Sapere, per saper fare!


di Andrea Tagliabue
consigliere di Parkinson Italia-alumno ALTEMS


 

Sento Gratitudine per l’esperienza fatta grazie al percorso offerto dal PAL (Patient Advocacy Lab) e dal Primo Master in Patient Advocacy Management organizzato dall’Università Cattolica del Sacro Cuore di Roma.

Come Consigliere di Parkinson Italia e rappresentante del mondo associativo vorrei esprimere la mia gratitudine per l’opportunità avuta. Ringrazio quanti hanno reso possibile essere parte di un progetto tanto importante di innovazione, formazione e consapevolezza.


L’osservazione delle esigenze dei pazienti e delle associazioni che li rappresentano, le sinergie e le collaborazioni possibili, sono strumenti per la ricerca di una risposta concreta.

Concretezza. Sapere per saper fare, “un agire” comune che dà continuità a quanto iniziato in questo anno di lavoro condiviso dalle realtà rappresentate dai discenti del Master. In concreto penso ad azioni e progetti sviluppati tutti assieme.

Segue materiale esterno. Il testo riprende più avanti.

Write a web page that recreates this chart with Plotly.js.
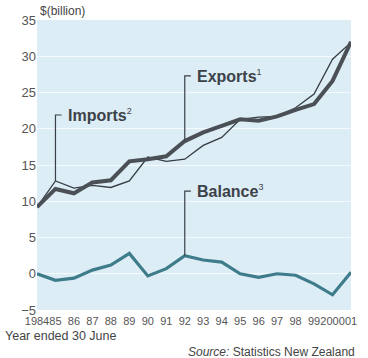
<!DOCTYPE html>
<html>
<head>
<meta charset="utf-8">
<script src="https://cdn.plot.ly/plotly-3.0.1.min.js"></script>
<style>
  body { margin: 0; background: #fff; }
  #chart { width: 368px; height: 358px; }
</style>
</head>
<body>
<div id="chart"></div>
<script>
const years = [1984, 1985, 1986, 1987, 1988, 1989, 1990, 1991, 1992, 1993, 1994, 1995, 1996, 1997, 1998, 1999, 2000, 2001];
const yearLabels = ["1984", "85", "86", "87", "88", "89", "90", "91", "92", "93", "94", "95", "96", "97", "98", "99", "2000", "01"];
const exportsBn = [9.2, 11.7, 11.1, 12.6, 12.9, 15.5, 15.8, 16.2, 18.3, 19.5, 20.4, 21.3, 21.1, 21.7, 22.6, 23.4, 26.6, 32.0];
const importsBn = [9.2, 12.8, 11.8, 12.2, 11.9, 12.8, 16.1, 15.5, 15.8, 17.7, 18.8, 21.3, 21.6, 21.7, 22.9, 24.8, 29.6, 31.9];
const balanceBn = [0.0, -0.9, -0.6, 0.5, 1.2, 2.8, -0.3, 0.7, 2.5, 1.9, 1.6, 0.0, -0.5, 0.0, -0.2, -1.4, -2.9, 0.2];

const textColor = "#3c4249";

const traces = [
  {
    x: years, y: importsBn, mode: "lines", name: "Imports",
    line: { color: "#363c44", width: 1.3 }
  },
  {
    x: years, y: exportsBn, mode: "lines", name: "Exports",
    line: { color: "#4b5056", width: 4 }
  },
  {
    x: years, y: balanceBn, mode: "lines", name: "Balance",
    line: { color: "#3f7c8b", width: 3.2 }
  }
];

// callouts: [series, index of year, label level, text]
const sup = n => `<sup><span style="font-size:9px">${n}</span></sup>`;
const callouts = [
  [importsBn, 1, 21.9, "<b>Imports</b>" + sup(2)],
  [exportsBn, 8, 27.3, "<b>Exports</b>" + sup(1)],
  [balanceBn, 8, 11.4, "<b>Balance</b>" + sup(3)]
];

const shapes = [];
const annotations = [];
callouts.forEach(([series, i, level, label]) => {
  const x0 = years[i];
  shapes.push({
    type: "path",
    path: `M ${x0},${series[i]} L ${x0},${level} L ${x0 + 0.33},${level}`,
    line: { color: "#3a4047", width: 1.2 }
  });
  annotations.push({
    x: x0 + 0.55, y: level, xref: "x", yref: "y",
    text: label, showarrow: false, xanchor: "left", yanchor: "middle",
    font: { family: "Liberation Sans, Arial, sans-serif", size: 16, color: textColor }
  });
});

annotations.push(
  {
    xref: "paper", yref: "paper", x: 0.003, y: 1.03, xanchor: "left", yanchor: "middle",
    text: "$(billion)", showarrow: false,
    font: { family: "Liberation Sans, Arial, sans-serif", size: 12, color: "#444" }
  },
  {
    xref: "paper", yref: "paper", x: -0.108, y: -0.09, xanchor: "left", yanchor: "middle",
    text: "Year ended 30 June", showarrow: false,
    font: { family: "Liberation Sans, Arial, sans-serif", size: 12.5, color: "#444" }
  },
  {
    xref: "paper", yref: "paper", x: 1.02, y: -0.145, xanchor: "right", yanchor: "middle",
    text: "<i>Source:</i> Statistics New Zealand", showarrow: false,
    font: { family: "Liberation Sans, Arial, sans-serif", size: 12, color: "#444" }
  }
);

const layout = {
  width: 368,
  height: 358,
  margin: { l: 37, r: 17, t: 20, b: 48 },
  paper_bgcolor: "#ffffff",
  plot_bgcolor: "#dcedf5",
  showlegend: false,
  xaxis: {
    range: [1984, 2001],
    tickvals: years,
    ticktext: yearLabels,
    tickangle: 0,
    showgrid: false,
    zeroline: false,
    showline: false,
    ticks: "",
    ticklabelstandoff: 3,
    tickfont: { family: "Liberation Sans Narrow, Arial Narrow, Liberation Sans, sans-serif", size: 11, color: "#555" }
  },
  yaxis: {
    range: [-5, 35],
    dtick: 5,
    tick0: 0,
    showgrid: true,
    gridcolor: "#f4fafd",
    gridwidth: 1,
    zeroline: false,
    showline: false,
    ticks: "",
    tickfont: { family: "Liberation Sans, Arial, sans-serif", size: 13, color: "#555" }
  },
  shapes: shapes,
  annotations: annotations
};

Plotly.newPlot("chart", traces, layout, { displayModeBar: false, staticPlot: true });
</script>
</body>
</html>
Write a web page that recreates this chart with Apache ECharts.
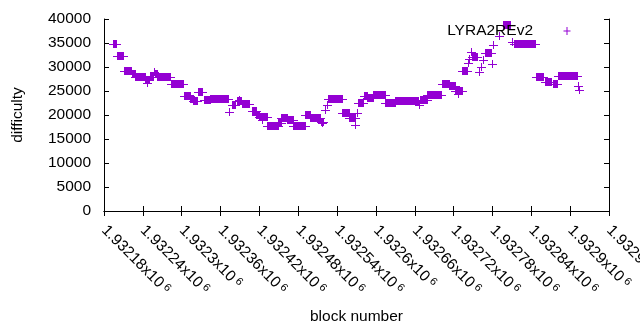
<!DOCTYPE html>
<html>
<head>
<meta charset="utf-8">
<script src="https://cdn.jsdelivr.net/npm/echarts@6/dist/echarts.min.js"></script>
<style>
  html, body { margin: 0; padding: 0; background: #fff; }
  #chart { width: 640px; height: 330px; }
</style>
</head>
<body>
<div id="chart"></div>
<script>
// runs of blocks that kept the same difficulty (single blocks have start == end)
var runStart = [1932194,1932200,1932211,1932223,1932228,1932244,1932246,1932251,1932257,1932259,
  1932262,1932283,1932303,1932313,1932317,1932325,1932334,1932344,1932373,1932378,
  1932385,1932389,1932393,1932409,1932415,1932419,1932424,1932432,1932449,1932453,
  1932463,1932472,1932490,1932498,1932515,1932517,1932521,1932524,1932526,1932548,
  1932558,1932568,1932571,1932572,1932582,1932586,1932595,1932614,1932629,1932667,
  1932668,1932679,1932702,1932713,1932722,1932727,1932733,1932742,1932744,1932747,
  1932748,1932759,1932762,1932765,1932768,1932779,1932781,1932790,1932796,1932810,
  1932813,1932847,1932861,1932873,1932881,1932912,1932913];
var runEnd = [1932199,1932209,1932222,1932228,1932243,1932250,1932246,1932256,1932257,1932262,
  1932282,1932302,1932313,1932317,1932324,1932331,1932344,1932371,1932373,1932382,
  1932392,1932389,1932404,1932415,1932419,1932432,1932424,1932449,1932453,1932463,
  1932472,1932490,1932498,1932514,1932518,1932517,1932521,1932524,1932548,1932558,
  1932568,1932568,1932571,1932580,1932586,1932595,1932614,1932629,1932665,1932667,
  1932679,1932700,1932713,1932722,1932733,1932727,1932741,1932742,1932744,1932747,
  1932756,1932759,1932762,1932765,1932778,1932779,1932781,1932790,1932807,1932810,
  1932846,1932858,1932870,1932880,1932911,1932912,1932913];
var difficulty = [34700,32300,29200,28500,27900,27300,26700,28000,29000,28500,
  27900,26400,24000,23400,22900,24800,23100,23300,20700,22100,
  22900,23200,22300,20900,20000,19500,19000,17700,18300,19300,
  18900,17700,20000,19300,18600,18300,21100,22100,23300,20400,
  19300,18000,20500,22600,24000,23500,24100,22400,22900,22000,
  23100,24200,26500,26000,24900,24400,29200,30900,31600,33100,
  32100,29000,30100,31500,32900,30600,34600,36500,38700,35200,
  34800,27900,26900,26500,28100,26000,25200];

var xTickLabels = ['1.93218','1.93224','1.9323','1.93236','1.93242','1.93248','1.93254',
  '1.9326','1.93266','1.93272','1.93278','1.93284','1.9329','1.93296'];

var xMin = 1932180, xMax = 1932960, xStep = 60;
var purple = '#9400D3';
var font = "'Liberation Sans', Arial, sans-serif";

var data = [];
for (var i = 0; i < runStart.length; i++) {
  data.push([runStart[i], runEnd[i], difficulty[i]]);
}

function renderItem(params, api) {
  var a = api.coord([api.value(0), api.value(2)]);
  var b = api.coord([api.value(1), api.value(2)]);
  var x0 = Math.round(a[0]), x1 = Math.round(b[0]), y = Math.round(a[1]);
  var st = { fill: purple };
  return {
    type: 'group',
    children: [
      { type: 'rect', shape: { x: x0 - 4, y: y, width: x1 - x0 + 9, height: 1 }, style: st },
      { type: 'rect', shape: { x: x0, y: y - 4, width: x1 - x0 + 1, height: 8 }, style: st }
    ]
  };
}

var line = { show: true, lineStyle: { color: '#000', width: 1 } };
var tick = { show: true, inside: true, length: 5, lineStyle: { color: '#000' } };

var chart = echarts.init(document.getElementById('chart'));
chart.setOption({
  animation: false,
  backgroundColor: '#fff',
  textStyle: { fontFamily: font },
  grid: { left: 104, right: 31, top: 19, bottom: 119, containLabel: false, outerBoundsMode: 'none' },
  legend: {
    right: 44, top: 23, padding: 0, align: 'right',
    itemWidth: 58, itemHeight: 8,
    textStyle: { fontFamily: font, fontSize: 15.5, color: '#000' },
    data: [{ name: 'LYRA2REv2', icon: 'path://M0,0L0,0M58,8L58,8M25.5,3.5h7v1h-7zM28.5,0h1v8h-1z' }]
  },
  xAxis: [{
    type: 'value', min: xMin, max: xMax, interval: xStep,
    name: 'block number', nameLocation: 'middle', nameGap: 98,
    nameTextStyle: { fontFamily: font, fontSize: 15.5, color: '#000' },
    axisLine: line, axisTick: tick, splitLine: { show: false },
    axisLabel: {
      rotate: -45, margin: 17, showMinLabel: true, showMaxLabel: true,
      formatter: function (v) {
        var k = Math.round((v - xMin) / xStep);
        return '{m|' + xTickLabels[k] + 'x10}{e| 6}';
      },
      rich: {
        m: { fontFamily: font, fontSize: 15.5, color: '#000' },
        e: { fontFamily: font, fontSize: 11, color: '#000', verticalAlign: 'top' }
      }
    }
  }, {
    type: 'value', position: 'top', min: xMin, max: xMax, interval: xStep,
    axisLine: line, axisTick: tick, axisLabel: { show: false }, splitLine: { show: false }
  }],
  yAxis: [{
    type: 'value', min: 0, max: 40000, interval: 5000,
    name: 'difficulty', nameLocation: 'middle', nameRotate: 90, nameGap: 78,
    nameTextStyle: { fontFamily: font, fontSize: 15.5, color: '#000' },
    axisLine: line, axisTick: tick, splitLine: { show: false },
    axisLabel: {
      fontFamily: font, fontSize: 15.5, color: '#000', margin: 13,
      formatter: function (v) { return String(v); }
    }
  }, {
    type: 'value', position: 'right', min: 0, max: 40000, interval: 5000,
    axisLine: line, axisTick: tick, axisLabel: { show: false }, splitLine: { show: false }
  }],
  series: [{
    name: 'LYRA2REv2',
    type: 'custom',
    renderItem: renderItem,
    itemStyle: { color: purple },
    encode: { x: [0, 1], y: 2 },
    data: data
  }]
});
</script>
</body>
</html>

Le attività del PAL e l’esperienza della prima edizione del Master in Patient Advocacy Management hanno permesso di fare alcuni importanti esperimenti di networking interassociativo, come nel caso delle associazioni di malati di Parkinson, riunite assieme per una finalità comune proprio grazie al PAL (Altems, 2019).

Oppure della “Maratona sul patto per la salute”, realizzata nel mese di luglio 2019 dal Ministro della salute in cui sono stati convocati tutti gli stakeholder della sanità, tra cui le associazioni dei pazienti e di attivismo civico per tre giorni di consultazione.

Alcune associazioni del PAL hanno presentato il medesimo documento di proposte, sia nel proprio intervento, sia consegnando un contributo scritto. I leader associativi intervenuti hanno ambiti di attività e patologie di riferimento molto diversi. Eppure hanno ritenuto importante, accompagnare ai temi specifici dei loro interventi una piattaforma comune, proponendo la creazione di un’interfaccia istituzionale permanente tra mondo delle associazioni e delle istituzioni, con la funzione di facilitatore della partecipazione dei pazienti e della collaborazione costante tra i diversi soggetti. Il valore dell’iniziativa non riguarda solamente i contenuti, ma il metodo, vale a dire la scelta di costruire un legame finalizzato a mettere in comune una proposta di governance partecipata del sistema sanitario, utile per tutte le associazioni.

Penso anche a progetti presentati come il Best project work “Studio di fattibilità per l’attivazione di un Servizio di Health Engagement (SHE) per gli utenti dell’ATS Agenzia di Tutela della Salute di Bergamo” di Savina Baschenis.

Alle fondamenta del Servizio di Health Engagement (SHE) c’è il protocollo evidence-based del PHE® Model, elaborato dalla Prof.ssa Graffigna e dal suo team di ricerca, non solo per la diagnosi del livello di Engagement del paziente ma anche per fornir loro un piano personalizzato di Health Engagement.


Idea che ha subito riscosso l’interesse dell’Agenzia di Tutela della Salute di Bergamo, che ha proposto di trasformare un progetto accademico in un vero e proprio studio di fattibilità, con la partecipazione e l’integrazione delle competenze dei diversi stakeholder in ambito sanitario, sociosanitario e sociale, in un processo di co-programmazione e di co-design del Servizio stesso.

Prima di scrivere queste poche righe, pensando alla community of practice che si è creata, ho sfogliato i miei vecchi appunti e vorrei chiudere con questa frase: “Un gruppo ha una conoscenza maggiore della somma delle sue parti”, (Donald A. Norman, 2011).

Con l’auspicio che questo processo virtuoso non si fermi ma, ancora grazie.